─── DATA LINES

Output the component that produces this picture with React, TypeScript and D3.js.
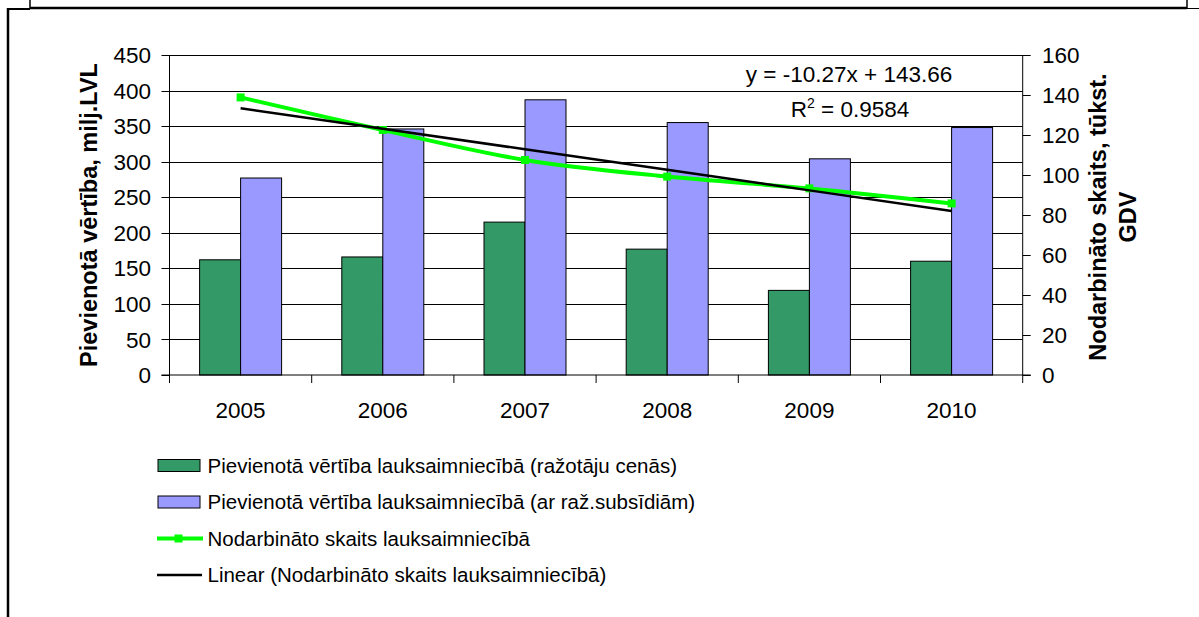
import React, { useRef, useEffect } from 'react';
import * as d3 from 'd3';

const years = ['2005', '2006', '2007', '2008', '2009', '2010'];
const valueProducerPrices = [162, 166, 215, 177, 119, 160];
const valueWithSubsidies = [277, 346, 387, 355, 304, 348];
const employed = [138.8, 122.5, 107.5, 99.2, 93.3, 85.8];
const trendSlope = -10.27;
const trendIntercept = 143.66;
const trendR2 = 0.9584;
const leftTicks = [0, 50, 100, 150, 200, 250, 300, 350, 400, 450];
const rightTicks = [0, 20, 40, 60, 80, 100, 120, 140, 160];
const legendLabels = [
  'Pievienotā vērtība lauksaimniecībā (ražotāju cenās)',
  'Pievienotā vērtība lauksaimniecībā (ar raž.subsīdiām)',
  'Nodarbināto skaits lauksaimniecībā',
  'Linear (Nodarbināto skaits lauksaimniecībā)'
];

const FONT = '"Liberation Sans", Arial, sans-serif';

const draw = (svgEl: SVGSVGElement) => {
  const svg = d3.select(svgEl);
  svg.selectAll('*').remove();

  const left = 169.5;
  const right = 1022.7;
  const top = 55;
  const bottom = 375;

  const x = d3.scaleBand().domain(years).range([left, right]);
  const yL = d3.scaleLinear().domain([0, 450]).range([bottom, top]);
  const yR = d3.scaleLinear().domain([0, 160]).range([bottom, top]);
  const barW = 41;
  const cx = (i: number) => x(years[i])! + x.bandwidth() / 2;

  // outer frame (page table borders)
  const frame = svg.append('g').attr('stroke', '#000').attr('fill', 'none');
  frame.append('line').attr('x1', 8).attr('y1', 8).attr('x2', 8).attr('y2', 617).attr('stroke-width', 2.5);
  frame.append('line').attr('x1', 8).attr('y1', 9).attr('x2', 30).attr('y2', 9).attr('stroke-width', 2);
  frame.append('line').attr('x1', 30).attr('y1', 8).attr('x2', 1187).attr('y2', 8).attr('stroke-width', 2.5);
  frame.append('line').attr('x1', 1187).attr('y1', 8.5).attr('x2', 1199).attr('y2', 8.5).attr('stroke-width', 1);
  frame.append('line').attr('x1', 30).attr('y1', 0).attr('x2', 30).attr('y2', 8).attr('stroke-width', 1.5);
  frame.append('line').attr('x1', 1187).attr('y1', 0).attr('x2', 1187).attr('y2', 8).attr('stroke-width', 1.5);

  // gridlines
  svg
    .append('g')
    .selectAll('line')
    .data(leftTicks.filter((t) => t > 0))
    .join('line')
    .attr('x1', left)
    .attr('x2', right)
    .attr('y1', (d) => Math.round(yL(d)) + 0.5)
    .attr('y2', (d) => Math.round(yL(d)) + 0.5)
    .attr('stroke', '#000')
    .attr('stroke-width', 1);

  // bars
  const groups = svg
    .append('g')
    .selectAll('g')
    .data(years)
    .join('g')
    .attr('transform', (d, i) => `translate(${cx(i)},0)`);

  groups
    .append('rect')
    .attr('x', -barW)
    .attr('y', (d, i) => yL(valueProducerPrices[i]))
    .attr('width', barW)
    .attr('height', (d, i) => bottom - yL(valueProducerPrices[i]))
    .attr('fill', '#339966')
    .attr('stroke', '#000')
    .attr('stroke-width', 1);

  groups
    .append('rect')
    .attr('x', 0)
    .attr('y', (d, i) => yL(valueWithSubsidies[i]))
    .attr('width', barW)
    .attr('height', (d, i) => bottom - yL(valueWithSubsidies[i]))
    .attr('fill', '#9999FF')
    .attr('stroke', '#000')
    .attr('stroke-width', 1);

  // axes
  const axes = svg.append('g').attr('stroke', '#000').attr('stroke-width', 1);
  axes.append('line').attr('x1', left).attr('x2', left).attr('y1', top).attr('y2', bottom);
  axes.append('line').attr('x1', right).attr('x2', right).attr('y1', top).attr('y2', bottom);
  axes.append('line').attr('x1', left - 8).attr('x2', right + 8).attr('y1', bottom).attr('y2', bottom);

  axes
    .selectAll('line.tl')
    .data(leftTicks)
    .join('line')
    .attr('class', 'tl')
    .attr('x1', left - 8)
    .attr('x2', left)
    .attr('y1', (d) => Math.round(yL(d)) + 0.5)
    .attr('y2', (d) => Math.round(yL(d)) + 0.5);

  axes
    .selectAll('line.tr')
    .data(rightTicks)
    .join('line')
    .attr('class', 'tr')
    .attr('x1', right)
    .attr('x2', right + 8)
    .attr('y1', (d) => Math.round(yR(d)) + 0.5)
    .attr('y2', (d) => Math.round(yR(d)) + 0.5);

  axes
    .selectAll('line.tb')
    .data([...years.map((d) => x(d)!), right])
    .join('line')
    .attr('class', 'tb')
    .attr('x1', (d) => d)
    .attr('x2', (d) => d)
    .attr('y1', bottom)
    .attr('y2', bottom + 8);

  const labels = svg.append('g').attr('font-family', FONT).attr('fill', '#000');

  labels
    .selectAll('text.ll')
    .data(leftTicks)
    .join('text')
    .attr('class', 'll')
    .attr('x', 151)
    .attr('y', (d) => yL(d))
    .attr('dy', '0.36em')
    .attr('text-anchor', 'end')
    .attr('font-size', 22.5)
    .text((d) => d);

  labels
    .selectAll('text.rl')
    .data(rightTicks)
    .join('text')
    .attr('class', 'rl')
    .attr('x', 1042)
    .attr('y', (d) => yR(d))
    .attr('dy', '0.36em')
    .attr('font-size', 22.5)
    .text((d) => d);

  labels
    .selectAll('text.bl')
    .data(years)
    .join('text')
    .attr('class', 'bl')
    .attr('x', (d, i) => cx(i))
    .attr('y', 418)
    .attr('text-anchor', 'middle')
    .attr('font-size', 22.5)
    .text((d) => d);

  // axis titles
  labels
    .append('text')
    .attr('transform', 'translate(97,215) rotate(-90)')
    .attr('text-anchor', 'middle')
    .attr('font-size', 23.5)
    .attr('font-weight', 'bold')
    .text('Pievienotā vērtība, milj.LVL');

  labels
    .append('text')
    .attr('transform', 'translate(1106,217) rotate(-90)')
    .attr('text-anchor', 'middle')
    .attr('font-size', 23.5)
    .attr('font-weight', 'bold')
    .text('Nodarbināto skaits, tūkst.');

  labels
    .append('text')
    .attr('transform', 'translate(1136,217) rotate(-90)')
    .attr('text-anchor', 'middle')
    .attr('font-size', 23.5)
    .attr('font-weight', 'bold')
    .text('GDV');

  // employed line (smoothed) with square markers
  const line = d3
    .line<number>()
    .x((d, i) => cx(i))
    .y((d) => yR(d))
    .curve(d3.curveCatmullRom.alpha(0.5));

  svg
    .append('path')
    .attr('d', line(employed))
    .attr('fill', 'none')
    .attr('stroke', '#00FF00')
    .attr('stroke-width', 4);

  svg
    .append('g')
    .selectAll('rect')
    .data(employed)
    .join('rect')
    .attr('x', (d, i) => cx(i) - 4)
    .attr('y', (d) => yR(d) - 4)
    .attr('width', 8)
    .attr('height', 8)
    .attr('fill', '#00FF00');

  // linear trendline
  const trend = years.map((d, i) => trendSlope * (i + 1) + trendIntercept);
  svg
    .append('path')
    .attr(
      'd',
      d3
        .line<number>()
        .x((d, i) => cx(i))
        .y((d) => yR(d))(trend)
    )
    .attr('fill', 'none')
    .attr('stroke', '#000')
    .attr('stroke-width', 2.5);

  // equation
  labels
    .append('text')
    .attr('x', 849)
    .attr('y', 82)
    .attr('text-anchor', 'middle')
    .attr('font-size', 22.5)
    .text(`y = ${trendSlope}x + ${trendIntercept}`);

  const r2 = labels
    .append('text')
    .attr('x', 850)
    .attr('y', 117)
    .attr('text-anchor', 'middle')
    .attr('font-size', 22.5);
  r2.append('tspan').text('R');
  r2.append('tspan').attr('font-size', 14).attr('dy', -9).text('2');
  r2.append('tspan').attr('dy', 9).text(` = ${trendR2}`);

  // legend
  const legend = svg.append('g').attr('font-family', FONT);
  const rowY = [465.5, 502, 538.5, 575];
  const lg = legend
    .selectAll('g')
    .data(legendLabels)
    .join('g')
    .attr('transform', (d, i) => `translate(0,${rowY[i]})`);

  lg.append('text')
    .attr('x', 207.5)
    .attr('dy', '0.36em')
    .attr('font-size', 20.5)
    .text((d) => d);

  lg.filter((d, i) => i < 2)
    .append('rect')
    .attr('x', 158)
    .attr('y', -6)
    .attr('width', 42)
    .attr('height', 12)
    .attr('fill', (d, i) => (i === 0 ? '#339966' : '#9999FF'))
    .attr('stroke', '#000')
    .attr('stroke-width', 1);

  lg.filter((d, i) => i === 2)
    .append('line')
    .attr('x1', 157)
    .attr('x2', 203)
    .attr('stroke', '#00FF00')
    .attr('stroke-width', 4);

  lg.filter((d, i) => i === 2)
    .append('rect')
    .attr('x', 174.5)
    .attr('y', -4)
    .attr('width', 8)
    .attr('height', 8)
    .attr('fill', '#00FF00');

  lg.filter((d, i) => i === 3)
    .append('line')
    .attr('x1', 157)
    .attr('x2', 202)
    .attr('stroke', '#000')
    .attr('stroke-width', 2.5);
};

export default function App() {
  const ref = useRef<SVGSVGElement>(null);

  useEffect(() => {
    if (ref.current) draw(ref.current);
  }, []);

  return (
    <svg
      ref={ref}
      width={1199}
      height={617}
      style={{ position: 'absolute', left: 0, top: 0, background: '#fff' }}
    />
  );
}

──────

EXERCISE BRIEF — Repeat, exactly and in full, each line from the start of the data to the line that contains "import * as d3 from 'd3';". Pictures do not go in.

FINAL RESULT —
Output the component that produces this picture with React, TypeScript and D3.js.
import React, { useRef, useEffect } from 'react';
import * as d3 from 'd3';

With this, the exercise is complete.